By the time I got back, the car had been turned to a standing position but I believe it was too late for the injured person in that car at that point.’
‘ So you say the doctor in the car was alive when the accident happened?’ I asked.
‘ He was. There was no immediate emergency care to help him from competent medical personnel as what would obtain today and the crowd tried to help him out and he was calling out in pain. It was sad and painful. So when I saw Ibinabo a couple of years later in Port-Harcourt and told her that I was the person who removed her from the car and put her in a taxi, she was speechless and quaky. She too could have died that evening. She didn’t run away from the scene of the accident at all. I was the person who put her in a taxi to a hospital ‘
‘Why did it take you such a long time to come out to tell this story?’ I asked
‘ I have been in and out of Nigeria these past ten years. And I actually thought too that the case was done with all this while. I was surprised to hear that she was just sent to jail. Look, it was an unfortunate thing which happened. And I am ready at anytime, ANYTIME if I am called upon to testify on what I saw. It happened before my eyes. If my testimony would help put facts straight, I am ready’
I got in touch with Daniel Wison who corroborated that Ibinabo drove his SUV that night in question. ‘She’s my sister. We are from the same state and local government. It was the week of my mother’s burial and Ibinabo had come from Port-Harcourt to help me with the burial. She was wonderful and really supportive. That day, she needed the car to get to somewhere on the island and I asked her to pick any from the pool of cars in my compound. I was surprised when I got a call a couple of hours later that there was an accident. I rushed to the hospital, St Nicholas, and she was unconscious. But when she came out of it, she was delirious and traumatised. She was shaky. Look Charles, Ibinabo is a gentle soul. It was unfortunate that the accident happen but it was not intentional in anyway. And we have been begging the family of the late doctor. Who said we haven’t begged? I personally, made numerous visits to the house to see the widow and elders of the family. We attended the burial of the doctor. I was there. We begged and begged. Not because we think begging could bring the man back but just because it’s human nature to forgive. So, it’s not true that we remained aloof’ Daniel concluded.
It’s been much of a nagging battle for me to decide if I should put out this story or not.
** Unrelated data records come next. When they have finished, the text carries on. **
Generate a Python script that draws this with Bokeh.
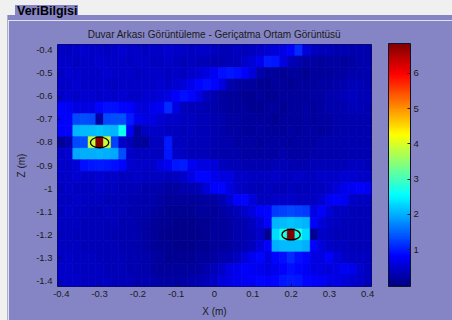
import numpy as np
from bokeh.plotting import figure
from bokeh.models import (LinearColorMapper, ColorBar, Range1d, ColumnDataSource,
                          FixedTicker, Div)
from bokeh.layouts import column, row
from bokeh.embed import file_html
from bokeh.resources import INLINE

# ---------------- data ----------------
title_text = "Duvar Arkası Görüntüleme - Geriçatma Ortam Görüntüsü"
panel_tab = "VeriBilgisi"
x_label = "X (m)"
z_label = "Z (m)"
x_ticks = [-0.4, -0.3, -0.2, -0.1, 0.0, 0.1, 0.2, 0.3, 0.4]
x_tick_labels = ["-0.4", "-0.3", "-0.2", "-0.1", "0", "0.1", "0.2", "0.3", "0.4"]
z_ticks = [-0.4, -0.5, -0.6, -0.7, -0.8, -0.9, -1.0, -1.1, -1.2, -1.3, -1.4]
z_tick_labels = ["-0.4", "-0.5", "-0.6", "-0.7", "-0.8", "-0.9", "-1", "-1.1", "-1.2", "-1.3", "-1.4"]
cbar_ticks = [1, 2, 3, 4, 5, 6]
value_low, value_high = -0.05, 6.85

x_first, x_step = -0.4, 0.02     # 41 columns
z_first, z_step = -0.4, -0.05    # 21 rows (top row first)

target_x = [-0.3, 0.2]
target_z = [-0.8, -1.2]

rows = [
    [0.45,0.4,0.45,0.5,0.45,0.45,0.4,0.45,0.5,0.45,0.45,0.4,0.45, 0.45,0.5,0.45,0.45,0.4,0.45,0.45, 0.4,0.35,0.35,0.4,0.35,0.4,0.45, 0.5,0.55,0.65, 0.8,1.1, 0.55,0.4,0.35,0.35,0.3, 0.3,0.25,0.3,0.25],
    [0.45,0.45,0.4,0.45,0.45,0.5,0.45,0.45,0.45,0.4,0.45,0.45,0.4, 0.4,0.45,0.4,0.35,0.4,0.35,0.35,0.3,0.3,0.35,0.35,0.45,0.55, 0.7, 1.0,0.95, 0.65, 0.35,0.25,0.2,0.2,0.15,0.2,0.2,0.15,0.2,0.25,0.25],
    [0.45,0.5,0.45,0.45,0.45,0.45,0.5,0.45,0.45,0.45,0.4,0.45,0.45, 0.45,0.4,0.45,0.4,0.45,0.5,0.6, 0.75, 0.9,0.95,0.9,0.8, 0.55, 0.25,0.15,0.15,0.1,0.15,0.15,0.1,0.15,0.15,0.15,0.2,0.2,0.25,0.25,0.3],
    [0.45,0.45,0.5,0.45,0.45,0.45,0.45,0.4,0.45,0.45,0.45,0.45,0.45, 0.5,0.45,0.5,0.55, 0.7, 0.85,0.9,0.85, 0.6, 0.3,0.2,0.15,0.15,0.1,0.1,0.15,0.15,0.1,0.15,0.15,0.15,0.2,0.2,0.25,0.3,0.35,0.35,0.3],
    [0.45,0.5,0.45,0.5,0.5,0.45,0.5,0.45,0.5,0.45,0.45,0.5,0.5, 0.55,0.65, 0.8,0.9,0.85, 0.65, 0.4,0.3,0.2,0.15,0.15,0.1,0.1,0.15,0.1,0.1,0.15,0.15,0.15,0.15,0.2,0.2,0.25,0.3,0.35,0.4,0.35,0.35],
    [0.8,0.75,0.65,0.6,0.65,0.85,0.9,0.9,0.85,0.8,0.6,0.55,0.7,0.75,1.1,0.65,0.4,0.35,0.35, 0.3,0.25,0.2,0.15,0.15,0.15,0.1,0.1,0.15,0.15,0.1,0.15,0.15,0.2,0.15,0.2,0.25,0.25,0.3,0.35,0.35,0.3],
    [0.8,0.8,1.3,1.35,1.3,0.2,1.3,1.35,1.35,1.0,0.7,0.65,0.65, 0.5,0.45,0.45,0.4,0.4,0.35,0.35,0.3, 0.25,0.2,0.2,0.15,0.15,0.15,0.15,0.1,0.15,0.15,0.15,0.2,0.15,0.2,0.2,0.25,0.25,0.3,0.3,0.3],
    [0.8,0.8,2.05,2.1,2.1,2.15,2.1,2.05,2.6,0.75,0.15,0.4,0.45, 0.45,0.4,0.4,0.35,0.4,0.35,0.35,0.3, 0.25,0.2,0.2,0.15,0.15,0.2,0.15,0.15,0.15,0.2,0.15,0.2,0.2,0.15,0.2,0.25,0.25,0.25,0.3,0.25],
    [0.15,0.3,1.3,1.35,3.9,6.85,3.9,1.25,0.45,0.35,0.15,0.15,0.4, 0.4,1.0,0.4,0.4,0.35,0.35,0.35,0.3, 0.25,0.25,0.2,0.2,0.2,0.15,0.2,0.2,0.2,0.15,0.2,0.2,0.2,0.25,0.25,0.25,0.3,0.3,0.3,0.3],
    [0.45,0.5,1.95,2.0,2.0,2.05,2.0,1.95,1.35,0.45,0.4,0.4,0.4, 0.4,0.95,0.45,0.4,0.35,0.35,0.35,0.3, 0.25,0.25,0.25,0.2,0.2,0.2,0.2,0.2,0.25,0.2,0.2,0.2,0.25,0.25,0.25,0.25,0.3,0.3,0.3,0.3],
    [0.5,0.45,0.55,0.9,0.95,1.0,0.95,0.9,0.85,0.5,0.45,0.45,0.45, 0.65,0.75,0.95,1.0,0.75,0.65,0.6,0.55, 0.4,0.35,0.35,0.3,0.3,0.3,0.3,0.35,0.35,0.3,0.3,0.3,0.35,0.35,0.35,0.35,0.35,0.4,0.4,0.35],
    [0.45,0.45,0.5,0.45,0.45,0.5,0.45,0.45,0.4,0.4,0.45,0.4,0.4, 0.4,0.35,0.4,0.45,0.65,0.85,0.85,0.7, 0.6,0.6,0.45,0.45,0.4,0.4,0.4,0.45,0.4,0.4,0.45,0.4,0.4,0.45,0.45,0.45,0.5,0.5,0.45,0.45],
    [0.4,0.45,0.4,0.4,0.4,0.45,0.4,0.4,0.35,0.35,0.35,0.3,0.3, 0.25,0.2,0.2,0.25,0.3,0.35,0.55,0.8, 0.85,0.65,0.45,0.4,0.35,0.35,0.4,0.35,0.35,0.4,0.35,0.35,0.4,0.4,0.45,0.55,0.7,0.75,0.8,0.75],
    [0.4,0.4,0.45,0.4,0.4,0.4,0.35,0.35,0.35,0.3,0.3,0.25,0.25, 0.2,0.15,0.15,0.15,0.15,0.15,0.2,0.2, 0.3,0.5,0.8,0.85,0.55,0.4,0.4,0.45,0.45,0.45,0.4,0.4,0.4,0.5,0.75,0.8,0.75,0.45,0.4,0.4],
    [0.4,0.45,0.4,0.4,0.35,0.35,0.4,0.35,0.35,0.3,0.25,0.25,0.2, 0.15,0.1,0.1,0.1,0.1,0.15,0.15,0.15, 0.2,0.25,0.35,0.45,0.6,0.8,0.85,1.2,1.25,1.3,1.25,1.2,0.65,0.8,0.55,0.4,0.4,0.35,0.35,0.35],
    [0.4,0.4,0.4,0.35,0.35,0.35,0.35,0.35,0.3,0.3,0.25,0.2,0.15, 0.1,0.1,0.05,0.05,0.05,0.1,0.1,0.15, 0.15,0.2,0.25,0.3,0.4,0.55,0.8,2.05,2.1,2.15,2.1,2.05,0.8,0.55,0.45,0.4,0.35,0.35,0.35,0.35],
    [0.4,0.4,0.35,0.35,0.35,0.35,0.35,0.3,0.3,0.3,0.25,0.2,0.15, 0.1,0.05,0.05,0.05,0.05,0.05,0.1,0.15, 0.15,0.2,0.25,0.3,0.35,0.45,0.1,2.3,2.7,6.85,2.7,2.3,0.1,0.45,0.4,0.35,0.35,0.35,0.35,0.35],
    [0.4,0.4,0.4,0.35,0.35,0.35,0.35,0.35,0.3,0.3,0.25,0.2,0.15, 0.1,0.1,0.05,0.05,0.05,0.1,0.1,0.15, 0.15,0.2,0.25,0.3,0.4,0.55,0.8,2.0,2.1,2.1,2.1,2.0,0.8,0.55,0.45,0.4,0.4,0.35,0.35,0.35],
    [0.4,0.45,0.4,0.4,0.4,0.35,0.35,0.35,0.35,0.3,0.3,0.25,0.2, 0.15,0.1,0.1,0.1,0.1,0.15,0.15,0.2, 0.25,0.3,0.4,0.55,0.75,0.85,0.65,0.85,0.9,1.1,0.9,0.85,0.65,0.6,0.8,0.55,0.45,0.4,0.4,0.4],
    [0.45,0.45,0.4,0.4,0.4,0.4,0.35,0.35,0.35,0.3,0.3,0.25,0.2, 0.15,0.15,0.15,0.15,0.15,0.2,0.25,0.35, 0.45,0.65,0.7,0.8,0.75,0.7,0.65,0.7,0.8,0.9,0.85,0.75,0.65,0.6,0.55,0.65,0.75,0.7,0.5,0.4],
    [0.45,0.45,0.45,0.4,0.4,0.4,0.4,0.35,0.35,0.35,0.3,0.3,0.25, 0.2,0.2,0.2,0.2,0.25,0.3,0.35,0.45, 0.55,0.65,0.7,0.75,0.8,0.85,0.8,0.85,0.95,1.0,0.95,0.85,0.8,0.75,0.7,0.65,0.55,0.5,0.45,0.4],
]
assert all(len(r) == 41 for r in rows), [len(r) for r in rows]

# ---------------- style ----------------
PURPLE = "#8585c6"
LIGHT = "#f0f0f0"
FONT = "Liberation Sans"
TXT = "#1a1a1a"


def jet(n):
    out = []
    for i in range(n):
        f = i / (n - 1)
        r = min(max(1.5 - abs(4 * f - 3), 0), 1)
        g = min(max(1.5 - abs(4 * f - 2), 0), 1)
        b = min(max(1.5 - abs(4 * f - 1), 0), 1)
        out.append("#%02x%02x%02x" % (int(round(r * 255)), int(round(g * 255)), int(round(b * 255))))
    return out


mapper = LinearColorMapper(palette=jet(256), low=value_low, high=value_high)

L, R, T, B, V = [], [], [], [], []
hx, hz = abs(x_step) / 2, abs(z_step) / 2
for ri, rw in enumerate(rows):
    zc = z_first + ri * z_step
    for ki, v in enumerate(rw):
        xc = x_first + ki * x_step
        L.append(xc - hx); R.append(xc + hx)
        T.append(zc + hz); B.append(zc - hz)
        V.append(v)
src = ColumnDataSource(dict(l=L, r=R, t=T, b=B, v=V))

ncols = len(rows[0])
nrows = len(rows)
x0 = x_first - hx
x1 = x_first + (ncols - 1) * x_step + hx
z_top = z_first + hz
z_bot = z_first + (nrows - 1) * z_step - hz

p = figure(width=444, height=300, x_range=Range1d(x0, x1), y_range=Range1d(z_bot, z_top),
           output_backend="svg", toolbar_location=None,
           min_border_left=49, min_border_right=81, min_border_top=24, min_border_bottom=34,
           background_fill_color=PURPLE, border_fill_color=PURPLE,
           outline_line_color="#101040", outline_line_width=1, margin=0)

p.quad(left="l", right="r", top="t", bottom="b", source=src,
       fill_color={"field": "v", "transform": mapper},
       line_color={"field": "v", "transform": mapper}, line_width=0.6)

p.ellipse(x=target_x, y=target_z, width=0.048, height=0.046,
          fill_alpha=0, line_color="black", line_width=1.3)

p.title.text = title_text
p.title.align = "center"
p.title.text_font = FONT
p.title.text_font_size = "10px"
p.title.text_font_style = "normal"
p.title.text_color = TXT

p.xgrid.visible = False
p.ygrid.visible = False

p.xaxis.ticker = FixedTicker(ticks=x_ticks)
p.yaxis.ticker = FixedTicker(ticks=z_ticks)
p.xaxis.major_label_overrides = {t: s for t, s in zip(x_ticks, x_tick_labels)}
p.yaxis.major_label_overrides = {t: s for t, s in zip(z_ticks, z_tick_labels)}
p.xaxis.axis_label = x_label
p.yaxis.axis_label = z_label
for ax in (p.xaxis[0], p.yaxis[0]):
    ax.major_label_text_font = FONT
    ax.major_label_text_font_size = "9.5px"
    ax.major_label_text_color = TXT
    ax.axis_label_text_font = FONT
    ax.axis_label_text_font_size = "10px"
    ax.axis_label_text_font_style = "normal"
    ax.axis_label_text_color = TXT
    ax.major_tick_in = 3
    ax.major_tick_out = 0
    ax.minor_tick_line_color = None
    ax.major_tick_line_color = "#101040"
    ax.axis_line_color = None
p.xaxis.major_label_standoff = 4
p.xaxis.axis_label_standoff = 6
p.yaxis.major_label_standoff = 5
p.yaxis.axis_label_standoff = 6

cb = ColorBar(color_mapper=mapper, width=22, height=243, location=(17, 0),
              padding=0, margin=0, ticker=FixedTicker(ticks=cbar_ticks),
              major_label_text_font=FONT, major_label_text_font_size="9.5px",
              major_label_text_color=TXT, label_standoff=3,
              major_tick_line_color="#202020", major_tick_in=3, major_tick_out=0,
              bar_line_color="#101030", bar_line_width=1,
              background_fill_alpha=0, border_line_color=None)
p.add_layout(cb, "right")

# ---------------- window chrome (HTML) ----------------
top_html = (
    '<div style="position:relative;width:452px;height:20px;background:%s;overflow:hidden;">'
    '<div style="position:absolute;left:0;top:0;width:452px;height:15px;background:%s;"></div>'
    '<div style="position:absolute;left:0;top:0;width:7px;height:20px;background:%s;"></div>'
    '<div style="position:absolute;left:7px;top:15px;width:1px;height:5px;background:#b0b0c0;"></div>'
    '<div style="position:absolute;left:15px;top:5px;width:63px;height:15px;background:%s;"></div>'
    '<div style="position:absolute;left:17px;top:4px;font-family:\'Liberation Sans\';font-weight:bold;'
    'font-size:12.5px;line-height:15px;color:#000;white-space:nowrap;">%s</div>'
    '</div>' % (PURPLE, LIGHT, LIGHT, PURPLE, panel_tab)
)
top_div = Div(text=top_html, width=452, height=20, margin=0)
left_html = (
    '<div style="position:relative;width:8px;height:300px;background:%s;">'
    '<div style="position:absolute;left:7px;top:0;width:1px;height:300px;background:#b0b0c0;"></div>'
    '</div>' % LIGHT
)
left_div = Div(text=left_html, width=8, height=300, margin=0)

layout = column(top_div, row(left_div, p, spacing=0, margin=0), spacing=0, margin=0)

open("out.html", "w").write(file_html(layout, INLINE))
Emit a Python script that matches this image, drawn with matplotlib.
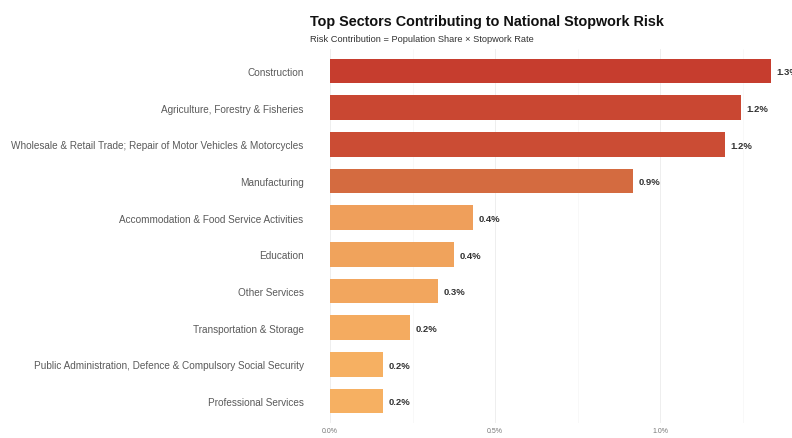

The initial hesitation was borne out of the fact that many people would misconstrue the new testimony as somewhat of a convenient revelation just to help a colleague, seeing that we are in the same industry.
But at the end of my internal consideration, a part of me decided to put it out anyway. First, to record a new chronicle of the whole sad accident which millions, including me, never knew happened. It’s better to be on the side of history which stands for true reportage of events in this case. And since Mr De Gaulle is very willing to give his account to any reporter or law enforcement agent for some measure of revision, I am prepared too to give out his number to members of the fourth estate of the realm and even the late doctor’s family to find out more from the fellow himself.
Finally, I have always maintained that we all are bound by the laws of our society. Ibinabo is serving a sentence passed by a law court and we respect that. We sympathise with her and as an industry would share the comfort between her and the family of the late Doctor.
But the final closure of this matter, beyond the law and prison sentence she would serve, rests on the family of the late Dr Giwa really. Now that there is a final vindication, as gleamed from the letter by the late doctor’s sister, what happens after Ibinabo serves her sentence? Would the family carry the hurt till the end of time?
A platform for reconciliation and forgiveness has to be set in motion. This is not just about the law now but about healing. Healing. Healing for all parties.